16.1.2 Events in year 2004
Five meetings of SCAMPI partners and a second SCAMPI workshop (Amsterdam, April 2005) took place in 2004. Five deliverables were written:
- D2.3 - Enhanced SCAMPI Implementation and Applications
- D3.3 - Risk and Security Analysis
- D3.4 - Description of Experiment Results, 1st version
- D4.3 - 2nd SCAMPI Workshop
- D4.4 - Exploitation and Use Plan (Preliminary version)
Apart from the SCAMPI workshop, we had other presentations to introduce the SCAMPI project and the SCAMPI monitoring adapter. It includes papers on the TNC-2004 TERENA conference (Rhodos, June 2004), IPS-2004 workshop (Budapest, March 2004), TPM-2004 workshop (Geneva, March 2004), and Sledování sítě a jejího provozu (Network and traffic monitoring) seminary (Prague, November 2004).
16.1.3 Plans for 2005
2005 will be the last year of the SCAMPI project. Our goal is to prepare a final review (Brno, January 2005) and to finish last deliverables in order to demonstrate advantages of the programmable monitoring adapter. We have to finish the Phase 2 tests and write a final version of the D3.4 deliverable Description of Experiment Results.
16.2 LOBSTER project
The LOBSTER project is a successor of the SCAMPI project. The result of SCAMPI is a complete passive monitoring architecture with hardware acceleration. The goal of LOBSTER is to install a European large-scale monitoring infrastructure based on SCAMPI. The project concentrates especially on security monitoring - early detection of intrusion and denial of service attacks. Such attacks can only be detected by passive monitoring, i.e., observing existing traffic, as oposed to active monitoring, which uses injected test packets. However, because passive monitoring observes user data, it is often possible only when this data is anonymized properly.
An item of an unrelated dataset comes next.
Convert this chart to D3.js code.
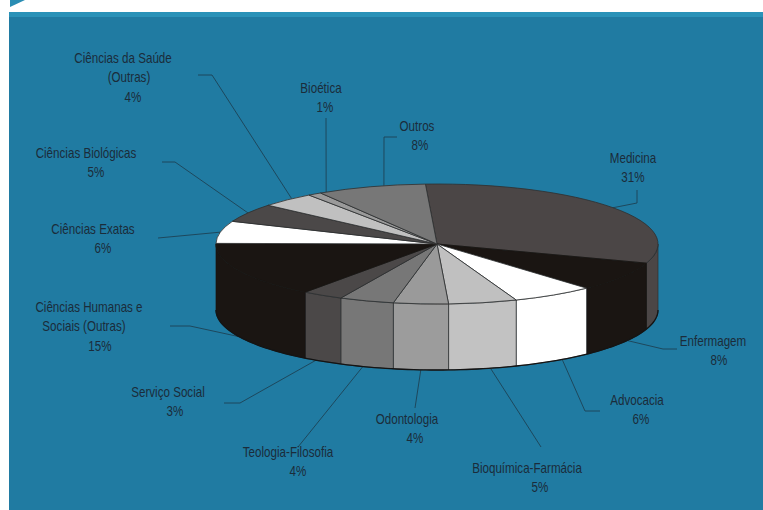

LOBSTER started in October 2004 and is scheduled until December 2006. The concorcium consists of 9 academic and industry partners from 5 European countries, together with the Endace company from New Zealand. There were two project meetings in October 2004 and January 2005. Currently we are working on gathering user requirements and on investigating design variants of low-level part of anonymization implemented in firmware of the SCAMPI monitoring adapter.